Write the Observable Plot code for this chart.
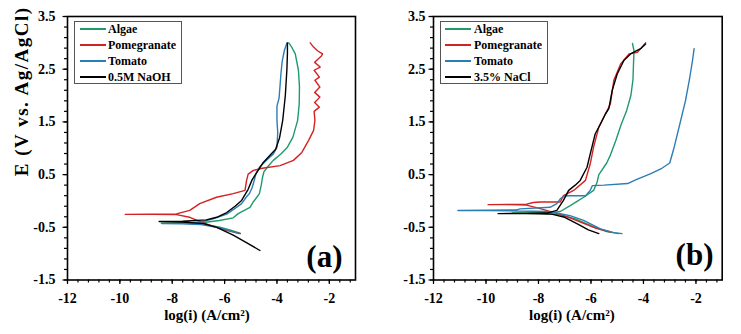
<!DOCTYPE html>
<html><head><meta charset="utf-8">
<script src="https://cdn.jsdelivr.net/npm/d3@7"></script>
<script src="https://cdn.jsdelivr.net/npm/@observablehq/plot@0.6"></script>
<style>
body{margin:0;background:#fff;}
#wrap{position:relative;width:741px;height:334px;}
.panel{position:absolute;top:0;height:334px;}
.legend{position:absolute;border:1px solid #555;background:#fff;box-sizing:border-box;}
.legend .sw{position:absolute;height:2px;}
.legend .lb{position:absolute;font:bold 12px "Liberation Serif",serif;color:#000;white-space:nowrap;line-height:12px;}
</style></head>
<body><div id="wrap"></div>
<script>
// ---- data: [log(i), E] pairs ----
const seriesNamesA = ["Algae", "Pomegranate", "Tomato", "0.5M NaOH"];
const seriesNamesB = ["Algae", "Pomegranate", "Tomato", "3.5% NaCl"];
const seriesColors = ["#1f9b6b", "#d42222", "#2c7db4", "#000000"];

const aAlgae = [[-5.41,-0.61],[-5.8,-0.55],[-6.18,-0.5],[-6.8,-0.44],[-7.6,-0.425],[-8.42,-0.42],
  [-7.6,-0.415],[-6.8,-0.41],[-6.2,-0.37],[-5.67,-0.32],[-5.48,-0.24],[-5.03,-0.12],[-4.92,-0.03],[-4.77,0.07],[-4.67,0.14],
  [-4.6,0.3],[-4.55,0.45],[-4.5,0.55],[-4.37,0.64],[-4.14,0.77],[-3.85,0.89],[-3.6,1.02],[-3.39,1.21],[-3.21,1.53],
  [-3.15,1.84],[-3.14,2.16],[-3.18,2.48],[-3.3,2.79],[-3.45,2.93],[-3.55,3.0]];
const aPomegranate = [[-5.4,-0.62],[-5.9,-0.56],[-6.3,-0.5],[-6.56,-0.46],[-6.95,-0.39],[-7.33,-0.31],[-7.84,-0.26],[-8.8,-0.255],[-9.79,-0.255],
  [-8.8,-0.25],[-7.84,-0.245],[-7.33,-0.18],[-6.95,-0.05],[-6.31,0.07],[-5.67,0.14],[-5.22,0.2],[-5.16,0.39],[-5.1,0.51],
  [-4.9,0.58],[-4.56,0.62],[-3.88,0.67],[-3.37,0.77],[-3.05,0.92],[-2.79,1.15],[-2.6,1.34],[-2.55,1.53],[-2.58,1.7],
  [-2.38,1.78],[-2.56,1.87],[-2.36,1.97],[-2.56,2.06],[-2.36,2.16],[-2.55,2.29],[-2.38,2.35],[-2.58,2.48],[-2.35,2.54],
  [-2.56,2.63],[-2.3,2.75],[-2.26,2.79],[-2.45,2.85],[-2.6,2.92],[-2.73,3.0]];
const aTomato = [[-5.45,-0.62],[-5.9,-0.55],[-6.3,-0.5],[-6.9,-0.45],[-7.6,-0.435],[-8.4,-0.43],
  [-7.6,-0.425],[-6.9,-0.4],[-6.44,-0.34],[-5.92,-0.25],[-5.6,-0.14],[-5.35,-0.05],[-5.16,0.08],[-5.05,0.14],[-4.95,0.25],
  [-4.9,0.33],[-4.8,0.52],[-4.67,0.64],[-4.4,0.77],[-4.14,0.89],[-4.0,1.02],[-3.97,1.3],[-4.0,1.53],[-4.0,1.8],
  [-3.92,1.95],[-3.88,2.2],[-3.85,2.4],[-3.8,2.65],[-3.72,2.85],[-3.62,3.0]];
const aNaOH = [[-4.65,-0.94],[-5.2,-0.78],[-5.67,-0.65],[-6.3,-0.5],[-6.8,-0.43],[-7.6,-0.4],[-8.5,-0.39],
  [-7.6,-0.385],[-6.7,-0.36],[-6.3,-0.31],[-5.92,-0.22],[-5.6,-0.1],[-5.35,0.01],[-5.1,0.22],[-4.95,0.4],[-4.8,0.52],
  [-4.54,0.72],[-4.3,0.85],[-4.05,0.98],[-3.9,1.2],[-3.78,1.53],[-3.68,2.0],[-3.62,2.5],[-3.6,2.8],[-3.6,3.0]];

const bAlgae = [[-4.94,-0.62],[-5.4,-0.58],[-6.0,-0.47],[-6.6,-0.34],[-7.2,-0.26],[-8.0,-0.235],[-9.0,-0.23],
  [-8.0,-0.225],[-7.4,-0.22],[-7.17,-0.2],[-6.79,-0.09],[-6.5,0.0],[-6.28,0.07],[-5.9,0.2],[-5.77,0.35],[-5.7,0.5],
  [-5.4,0.72],[-5.26,0.87],[-5.05,1.15],[-4.85,1.45],[-4.65,1.7],[-4.48,2.0],[-4.4,2.3],[-4.38,2.6],[-4.36,2.85],[-4.42,2.99]];
const bPomegranate = [[-5.26,-0.59],[-5.8,-0.52],[-6.3,-0.42],[-6.8,-0.32],[-7.2,-0.25],[-7.9,-0.15],[-8.45,-0.08],[-9.2,-0.07],[-9.92,-0.07],
  [-9.2,-0.065],[-8.45,-0.06],[-8.2,-0.03],[-7.94,-0.02],[-7.17,-0.02],[-7.05,0.1],[-6.66,0.2],[-6.21,0.39],[-6.03,0.7],
  [-5.9,1.02],[-5.7,1.4],[-5.45,1.65],[-5.26,1.84],[-5.13,2.29],[-4.87,2.6],[-4.55,2.79],[-4.23,2.82],[-3.92,3.0]];
const bTomato = [[-4.82,-0.62],[-5.13,-0.6],[-5.64,-0.53],[-6.28,-0.37],[-6.8,-0.28],[-7.17,-0.24],[-7.7,-0.2],[-8.8,-0.19],[-10.0,-0.18],[-11.07,-0.18],
  [-10.0,-0.175],[-8.83,-0.17],[-8.7,-0.15],[-7.56,-0.12],[-7.3,-0.05],[-7.17,0.04],[-7.0,0.1],[-6.53,0.1],[-6.2,0.1],
  [-6.03,0.2],[-5.95,0.29],[-5.5,0.3],[-4.6,0.33],[-4.3,0.4],[-3.72,0.52],[-3.3,0.62],[-3.0,0.72],[-2.83,1.02],
  [-2.58,1.53],[-2.4,1.9],[-2.25,2.3],[-2.13,2.67],[-2.07,2.89]];
const bNaCl = [[-5.7,-0.62],[-6.1,-0.55],[-6.5,-0.44],[-7.0,-0.31],[-7.5,-0.25],[-8.5,-0.24],[-9.54,-0.24],
  [-8.5,-0.235],[-7.68,-0.23],[-7.3,-0.18],[-7.05,0.01],[-6.85,0.2],[-6.6,0.3],[-6.41,0.39],[-6.15,0.64],[-6.03,0.89],
  [-5.84,1.27],[-5.64,1.46],[-5.45,1.65],[-5.32,1.75],[-5.19,2.1],[-5.0,2.41],[-4.74,2.67],[-4.49,2.79],[-4.11,2.89],[-3.92,2.98]];

const xMajor = [-12, -10, -8, -6, -4, -2];
const yMajor = [-1.5, -0.5, 0.5, 1.5, 2.5, 3.5];
const xTitle = "log(i) (A/cm²)";
const yTitle = "E (V vs. Ag/AgCl)";
const panelTags = ["(a)", "(b)"];

const xMinor = d3.range(0, 28).map(i => -12 + i * 0.4);
const yMinor = d3.range(0, 26).map(i => -1.5 + i * 0.2);

function makePanel(cfg) {
  const rows = cfg.series.flatMap((s, i) => s.map(([x, y]) => ({x, y, name: cfg.names[i]})));
  const marks = [
    Plot.axisX({ticks: xMinor, tickSize: 3, tickFormat: () => "", label: null, strokeWidth: 1.2}),
    Plot.axisX({ticks: xMajor, tickSize: 4.5, tickFormat: () => "", label: null, strokeWidth: 1.2}),
    Plot.axisY({ticks: yMinor, tickSize: 3, tickFormat: () => "", label: null, strokeWidth: 1.2}),
    Plot.axisY({ticks: yMajor, tickSize: 4.5, tickFormat: () => "", label: null, strokeWidth: 1.2}),
    // tick labels
    Plot.text(xMajor, {x: d => d, frameAnchor: "bottom", lineAnchor: "middle", dy: 18.5, text: d => String(d),
      fontSize: 14, fontWeight: "bold", fill: "black"}),
    Plot.text(yMajor, {y: d => d, frameAnchor: "left", textAnchor: "end", dx: cfg.ydx, text: d => d.toFixed(1),
      fontSize: 14, fontWeight: "bold", fill: "black"}),
    Plot.line(rows, {x: "x", y: "y", z: "name", stroke: "name", strokeWidth: 1.4}),
    Plot.frame({stroke: "black", strokeWidth: 1.6}),
    Plot.text([xTitle], {frameAnchor: "bottom", lineAnchor: "middle", dy: 35.5, dx: cfg.xtdx, fontSize: 15, fontWeight: "bold"}),
    Plot.text([cfg.tag], {frameAnchor: "bottom-right", textAnchor: "end", lineAnchor: "middle", dx: cfg.tagDx, dy: cfg.tagDy, fontSize: 31, fontWeight: "bold"})
  ];
  if (cfg.ytitle) marks.push(Plot.text([cfg.ytitle], {frameAnchor: "left", dx: -46, dy: 28, rotate: -90, fontSize: 19, fontWeight: "bold"}));
  const svg = Plot.plot({
    width: cfg.width, height: 334,
    marginLeft: cfg.ml, marginRight: cfg.mr, marginTop: 16, marginBottom: 54.5,
    x: {domain: [-12, -1], label: null},
    y: {domain: [-1.5, 3.5], label: null},
    color: {domain: cfg.names, range: seriesColors},
    style: {fontFamily: "'Liberation Serif', serif", fontWeight: "bold", fontSize: "13px", color: "black", background: "white"},
    marks
  });
  if (cfg.ytitle) d3.select(svg).selectAll("text").filter(function () { return this.textContent === cfg.ytitle; }).attr("letter-spacing", "1.5px");
  const div = document.createElement("div");
  div.className = "panel";
  div.style.left = cfg.left + "px";
  div.style.width = cfg.width + "px";
  div.appendChild(svg);
  // legend
  const lg = document.createElement("div");
  lg.className = "legend";
  Object.assign(lg.style, {left: cfg.lg.left + "px", top: "21px", width: "108px", height: "63px"});
  cfg.names.forEach((n, i) => {
    const sw = document.createElement("div");
    sw.className = "sw";
    Object.assign(sw.style, {left: cfg.lg.sw + "px", width: "26px", top: (6 + i * 16) + "px", background: seriesColors[i]});
    const lb = document.createElement("div");
    lb.className = "lb";
    Object.assign(lb.style, {left: cfg.lg.tx + "px", top: (1 + i * 16) + "px"});
    lb.textContent = n;
    lg.appendChild(sw); lg.appendChild(lb);
  });
  div.appendChild(lg);
  document.getElementById("wrap").appendChild(div);
}

makePanel({series: [aAlgae, aPomegranate, aTomato, aNaOH], names: seriesNamesA, tag: panelTags[0], ytitle: yTitle,
  left: 0, width: 370, ml: 67, mr: 15, ydx: -12, xtdx: -4.5, tagDx: -13, tagDy: -22.5, lg: {left: 74, sw: 5, tx: 33}});
makePanel({series: [bAlgae, bPomegranate, bTomato, bNaCl], names: seriesNamesB, tag: panelTags[1], ytitle: null,
  left: 370, width: 371, ml: 63, mr: 19.3, ydx: -8, xtdx: -6, tagDx: -8.7, tagDy: -24.5, lg: {left: 70, sw: 4, tx: 33}});
</script>
</body></html>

= = = =

YOUR INSTRUCTIONS:
Copy each line of the listing that includes "this".

SOLUTION TO THE EXERCISE:
Write the Observable Plot code for this chart.
  if (cfg.ytitle) d3.select(svg).selectAll("text").filter(function () { return this.textContent === cfg.ytitle; }).attr("letter-spacing", "1.5px");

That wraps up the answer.